E’ un miracolo che non ci siamo distrutti vicendevolmente nel passato e si preferisce invece autodistruggersi nel presente, ma lentamente.

L’uomo dunque non invecchia in questo mondo, ma si consuma.

Molti sono impegnati nel seguire il puerile miraggio propinato da questa società disperata, edificando per se un futuro di benefici, accumulando oltre misura dei beni materiali che sebbene in alcuni casi possono essere utili, sono parte di un benessere che spesso è a scapito di qualcun'altro e determina, per acquisirlo una vita talmente stressante e infelice che quest’affare prospettato in maniera seducente non sarà mai conveniente.
In generale si potrà arrivare a questa constatazione probabilmente quando quest’obiettivo è raggiunto, cioè si perverrà alla percezione dell'immane vuoto interiore che si cerca di riempire con oggetti superflui; Una realizzazione quasi sempre rimossa prontamente in un inconscio sonnecchiante. Alla meglio, al meschino propietario di questo destino apparirà evidente che l’unica saggezza è il senno di poi, ma essa è inutile, perché giunta troppo tardi.
C'è un gan vociare, a parole tutti perseguono la felicità, ma non è così. Altrimenti in questi millenni di storia e scoperte rivoluzionarie si starebbe realizzata.  E’ evidente nelle scelte operate dal singolo e dalla maggioranza che il fine cui portano quasi sempre le decisioni intraprese con i migliori sentimenti  è il dolore.

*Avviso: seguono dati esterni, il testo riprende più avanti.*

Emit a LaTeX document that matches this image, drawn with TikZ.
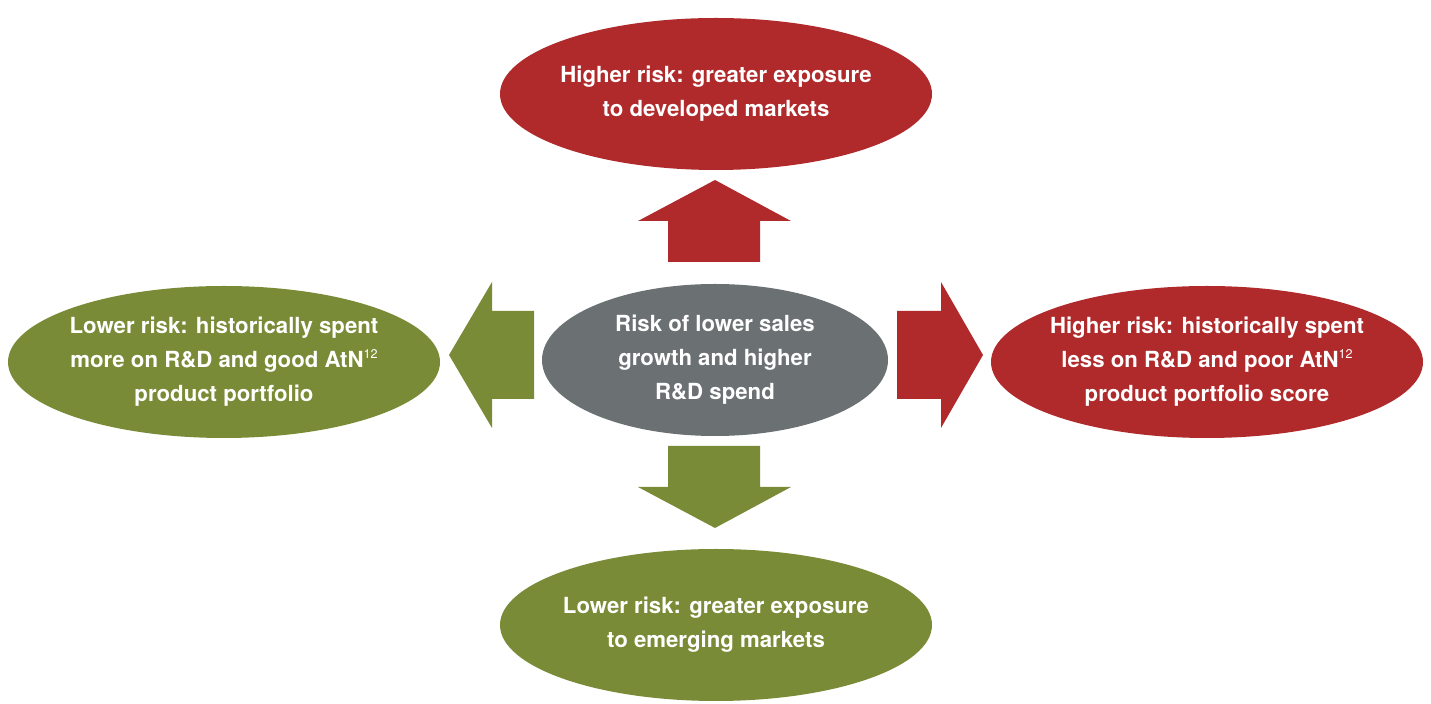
\documentclass[tikz,border=0pt]{standalone}
\usepackage{fontspec}
\setmainfont{TeX Gyre Heros}
\usetikzlibrary{shapes.geometric}

\definecolor{riskred}{HTML}{B02A2C}
\definecolor{riskgreen}{HTML}{7A8B37}
\definecolor{riskgray}{HTML}{6B7073}

\newcommand{\notemark}[1]{\raisebox{0.75ex}{\fontsize{6.3pt}{6.3pt}\selectfont\mdseries #1}}

\begin{document}
\begin{tikzpicture}[x=0.5pt,y=-0.5pt]

        \useasboundingbox (0,0) rectangle (1431,704);

        \begin{scope}[every node/.style={ellipse,inner xsep=-3pt,inner ysep=0pt,text=white,align=center,
            font=\fontsize{11.1pt}{17pt}\selectfont\bfseries,
            minimum width=216pt,minimum height=76pt}]
          \node[fill=riskred]   (high1) at (716,94)  {Higher risk: greater exposure\\to developed markets};
          \node[fill=riskgreen] (low1)  at (224,362) {Lower risk: historically spent\\more on R\&D and good AtN\notemark{12}\\product portfolio};
          \node[fill=riskgray,minimum width=173pt] (core) at (715,360) {Risk of lower sales\\growth and higher\\R\&D spend};
          \node[fill=riskred]   (high2) at (1207,362) {Higher risk: historically spent\\less on R\&D and poor AtN\notemark{12}\\product portfolio score};
          \node[fill=riskgreen] (low2)  at (716,625) {Lower risk: greater exposure\\to emerging markets};
        \end{scope}

        % block arrows
        \fill[riskred]   (668,262) -- (668,221) -- (638,221) -- (715,180) -- (791,221) -- (760,221) -- (760,262) -- cycle;
        \fill[riskgreen] (668,446) -- (668,487) -- (638,487) -- (715,528) -- (791,487) -- (760,487) -- (760,446) -- cycle;
        \fill[riskgreen] (534,311) -- (492,311) -- (492,282) -- (449,355) -- (492,428) -- (492,399) -- (534,399) -- cycle;
        \fill[riskred]   (897,311) -- (941,311) -- (941,282) -- (983,355) -- (941,428) -- (941,399) -- (897,399) -- cycle;

      \end{tikzpicture}
\end{document}
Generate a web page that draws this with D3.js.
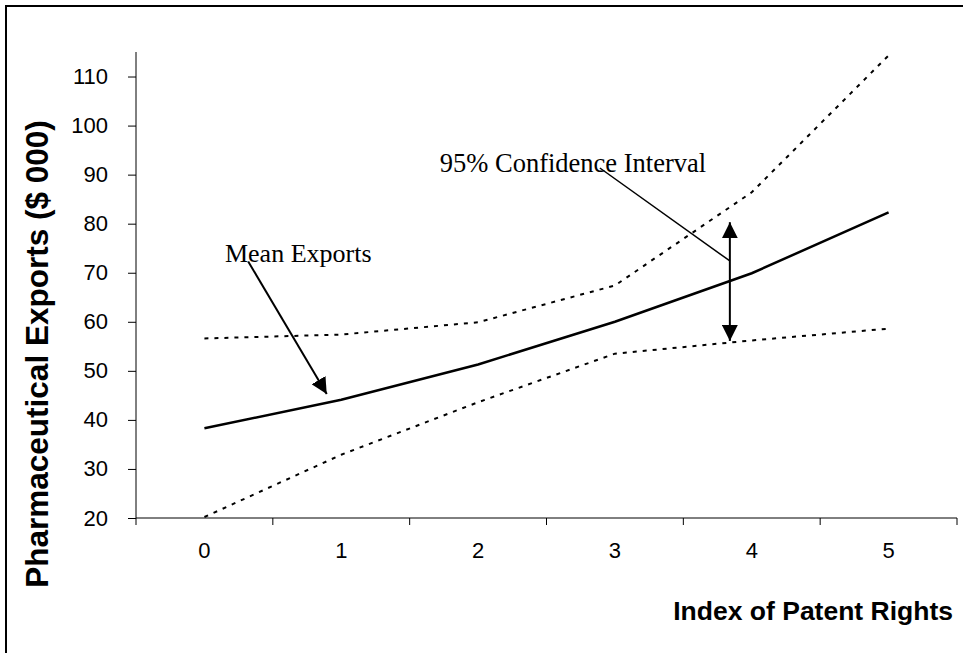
<!DOCTYPE html>
<html><head><meta charset="utf-8">
<script src="https://cdn.jsdelivr.net/npm/d3@7"></script>
<style>html,body{margin:0;padding:0;background:#fff;}svg{display:block;}</style>
</head><body>
<svg id="chart" width="963" height="653"></svg>
<script>
const categories = ["0","1","2","3","4","5"];
const meanExports = [38.3, 44.1, 51.3, 60.0, 69.9, 82.3];
const upperCI = [56.6, 57.4, 59.9, 67.4, 86.4, 114.3];
const lowerCI = [20.2, 32.9, 43.6, 53.5, 56.2, 58.6];
const yTicks = [20,30,40,50,60,70,80,90,100,110];
const yDomain = [20,115];

const svg = d3.select("#chart");

// outer frame (cropped on right/bottom)
svg.append("rect").attr("x",6).attr("y",6).attr("width",1000).attr("height",700)
  .attr("fill","none").attr("stroke","#000").attr("stroke-width",2);

const x = d3.scaleBand().domain(categories).range([136,957]).paddingInner(0).paddingOuter(0);
const xc = c => x(c) + x.bandwidth()/2;
const xLin = d3.scaleLinear().domain([0,5]).range([xc("0"), xc("5")]);
const y = d3.scaleLinear().domain(yDomain).range([518,52]);

const sans = "Liberation Sans, Arial, sans-serif";

// y axis
const ya = svg.append("g").attr("transform","translate(136,0)")
  .call(d3.axisLeft(y).tickValues(yTicks).tickSize(8).tickPadding(20));
ya.select(".domain").attr("d", `M0,${y(yDomain[1])}V${y(yDomain[0])}`).attr("stroke","#000");
ya.selectAll("text").attr("font-family",sans).attr("font-size",22).attr("fill","#000");

// x axis
const xa = svg.append("g").attr("transform","translate(0,518)")
  .call(d3.axisBottom(x).tickSize(0).tickPadding(24));
xa.select(".domain").attr("d","M136,0H957").attr("stroke","#000");
xa.selectAll("text").attr("font-family",sans).attr("font-size",22).attr("fill","#000");
const bounds = categories.map(c => x(c)).concat([x.range()[1]]);
xa.selectAll(".btick").data(bounds).join("line").attr("class","btick")
  .attr("x1",d=>d).attr("x2",d=>d).attr("y1",0).attr("y2",7).attr("stroke","#000");

// axis titles
svg.append("text").attr("transform","translate(48,354) rotate(-90)")
  .attr("text-anchor","middle").attr("font-family",sans)
  .attr("font-weight","bold").attr("font-size",31.5).text("Pharmaceutical Exports ($ 000)");
svg.append("text").attr("x",953).attr("y",620).attr("text-anchor","end")
  .attr("font-family",sans).attr("font-weight","bold")
  .attr("font-size",26.5).text("Index of Patent Rights");

const line = d3.line().x((d,i)=>xc(categories[i])).y(d=>y(d));

svg.append("path").datum(upperCI).attr("d",line).attr("fill","none")
  .attr("stroke","#000").attr("stroke-width",2).attr("stroke-dasharray","4,6");
svg.append("path").datum(lowerCI).attr("d",line).attr("fill","none")
  .attr("stroke","#000").attr("stroke-width",2).attr("stroke-dasharray","4,6");
svg.append("path").datum(meanExports).attr("d",line).attr("fill","none")
  .attr("stroke","#000").attr("stroke-width",2.5);

// arrowhead marker
const defs = svg.append("defs");
defs.append("marker").attr("id","ah").attr("markerUnits","userSpaceOnUse")
  .attr("viewBox","0 0 16 16").attr("refX",16).attr("refY",8)
  .attr("markerWidth",16).attr("markerHeight",16).attr("orient","auto-start-reverse")
  .append("path").attr("d","M0,0L16,8L0,16Z").attr("fill","#000");

// annotations
const serif = "Liberation Serif, Times New Roman, serif";
svg.append("text").attr("x",xLin(0.15)).attr("y",y(72.1)).attr("font-family",serif)
  .attr("font-size",26).text("Mean Exports");
svg.append("line").attr("x1",xLin(0.32)).attr("y1",y(72.3)).attr("x2",xLin(0.894)).attr("y2",y(45.3))
  .attr("stroke","#000").attr("stroke-width",2).attr("marker-end","url(#ah)");

svg.append("text").attr("x",xLin(1.72)).attr("y",y(90.5)).attr("font-family",serif)
  .attr("font-size",26.5).text("95% Confidence Interval");
svg.append("line").attr("x1",xLin(2.89)).attr("y1",y(91.35)).attr("x2",xLin(3.84)).attr("y2",y(72.4))
  .attr("stroke","#000").attr("stroke-width",1.5);
svg.append("line").attr("x1",xLin(3.84)).attr("y1",y(56.1)).attr("x2",xLin(3.84)).attr("y2",y(80.3))
  .attr("stroke","#000").attr("stroke-width",2)
  .attr("marker-start","url(#ah)").attr("marker-end","url(#ah)");
</script>
</body></html>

Perchè? 

E’ evidente per me; Perché la moltitudine dei miei irriconoscibili simili è formata in larga parte da maniaci depressivi.
Essi non vogliono essere felici, ma infelici, semplicemente per confermare, giustificare e vivere la propria depressione.
Oppure sto diventando pazzo?
A ognuno la conclusione che più gli conviene; Cioè come accade di solito.